Parameters of the coming Fiscal Year 2018 budget process in the City of Falls Church are taking shape this month with the introduction of annual real estate assessments due late next week, a second-quarter financial report of the City’s operation unveiled this week, and the F.C. School Board poised to finalize its request next Tuesday for its annual financial transfer to cover the next school year.
While there are predictions that real estate values will rise considerably, as Councilman Phil Duncan that cited a sale price of a property was 14 percent above its current assessed value, they remain based on anecdotal information. While the official results from City assessor Ryan Davis are, by law, meant to reflect sale values of real estate, some have complained in recent years they are unduly conservative.
The assessments coming next week will be a major determinant of how much taxes the City will be able to raise to cover the costs of government and the schools.

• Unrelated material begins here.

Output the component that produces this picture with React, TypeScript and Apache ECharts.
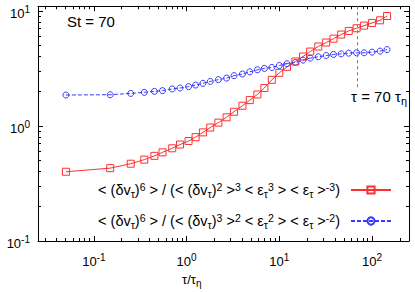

Over and above that, the City Council retains the authority to raise or lower the real estate tax rate, the amount the City demands in taxes based on $100 of assessed real estate valuation. The current rate is $1.315, which held steady last April when the Council voted 4-3 to cut $912,600 from the School Board request.

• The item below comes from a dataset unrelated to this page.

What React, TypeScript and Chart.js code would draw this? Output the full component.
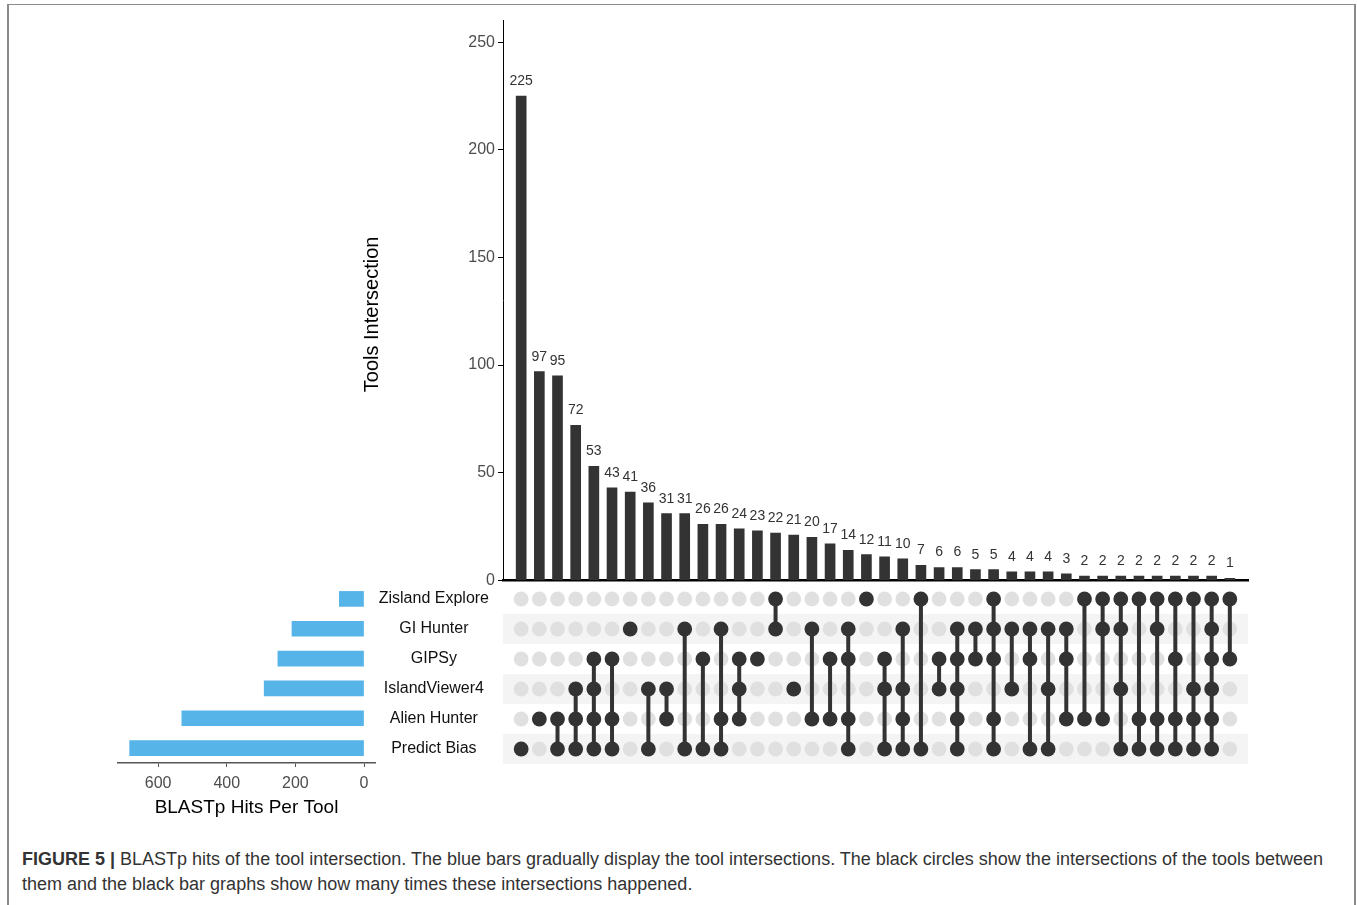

A lot of citizen anger at that cut wound up centering, whether deservedly or not, on then-Superintendent Dr. Toni Jones, who resigned in favor of a more lucrative job last summer, and this year, enrollment at the City’s five schools has grown much faster than projected — at a 6.4 percent rate over the anticipated 3.4 percent — leading to another potential clash over funding in this budget go around.
In its deliberation over its budget Tuesday night, the School Board members were reminded by vice chair Phil Reitinger that with the $912,600 cut, in the current year there has been a significant drop in per-student allocation.

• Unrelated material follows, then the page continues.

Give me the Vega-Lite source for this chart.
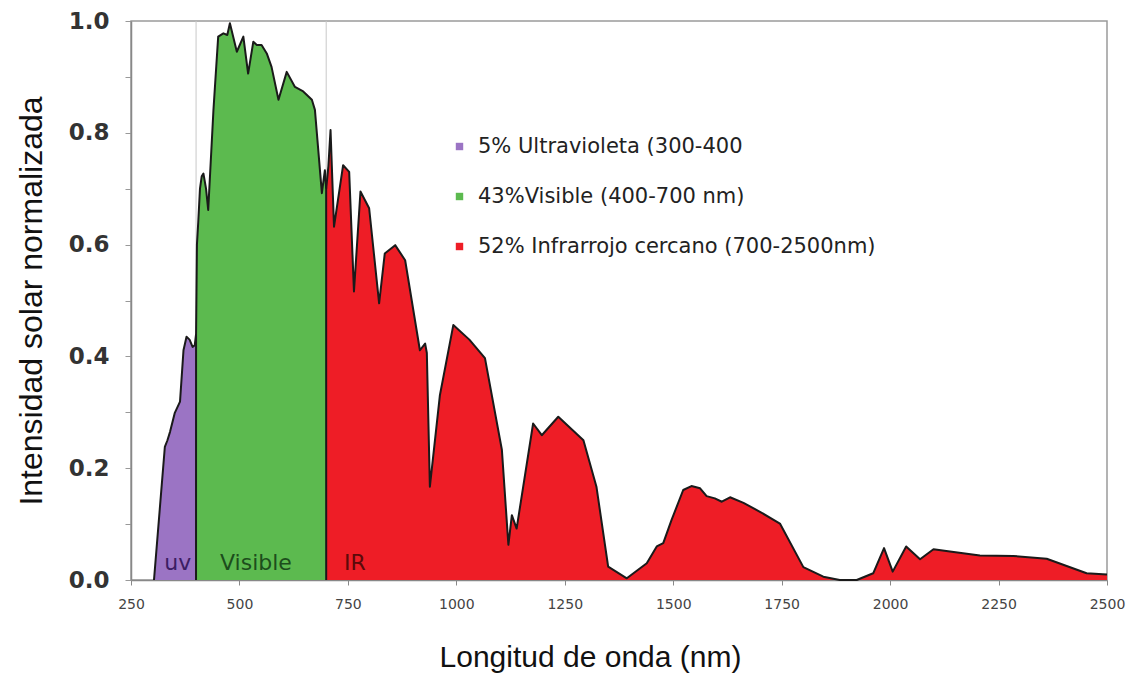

Last year, Fiscal Year 2016, he noted, with student enrollment at 2,509, the allocation from the City Council on a per-student basis was $15,306. This year, with enrollment at 2,670, the allocation has dropped to $14,781 per student, or a net loss of $1.6 million.
Projected growth in enrollment is at 3.5 percent for next fall, but that is an educated guess, at best.
While everyone in City government has given lip service to the extraordinary quality of the Falls Church public school system, it is the special role of the school board, as echoed by board member Justin Castillo Tuesday, “that we have to fund what our mission requires of us.”
There has already been some good news for the school board, including an unexpected $300,000 savings in health insurance costs due to lower than projected increases in premium costs and a prospective $278,300 in added revenue from the sell-back of computers as a condition for a four-year lease renewal.
But of the $1,668,450 in added revenue that a 2.7 percent increase in the City transfer would provide, almost $600,000 will go to fixed costs, including $250,000 for mandated special education costs, leaving $1,050,400 for so-called discretionary spending to provide for salary increases and of course enrollment growth adding pressure to the needs for additional staffing.
All new teacher and staff hires fall into costs beyond the number allocated by the City Council and would, to be accommodated, require a real estate tax rate increase of approximately 3.5 cents.
On the City revenue side, the report of the first two quarters of the current fiscal year presented by interim financial officer Melissa Ryman noted that anticipated income commercial permit fees is $600,000 below projections so far due to delays in some projects, including the 4.3-acre Mason Row mixed-use project at W. Broad and N. West Street and the withdrawal of a prospective five-story Tradition Homes mixed-use development at the intersection of W. Broad and S. Spring Streets.
(The developers of the Tradition Homes site withdrew, according to News-Press sources, due to City Hall delays since their mid-2015 submission, and have subsequently moved the project to Herndon, where it is now under construction.)
A hefty sales tax increase at 9.25 percent is the best news from the last six months in the City, almost double the regional growth trend, although the drop out of Fresh Market anticipated for the newly-completed Lincoln at Tinner Hill project led to an under-performance by the City’s own projections.
Property tax increases, due mostly to car sales, is also up 11 percent over the last six months.
Overall, City Manager Wyatt Shields suggested the revenue gains in the current fiscal year are generally in line with overall projections.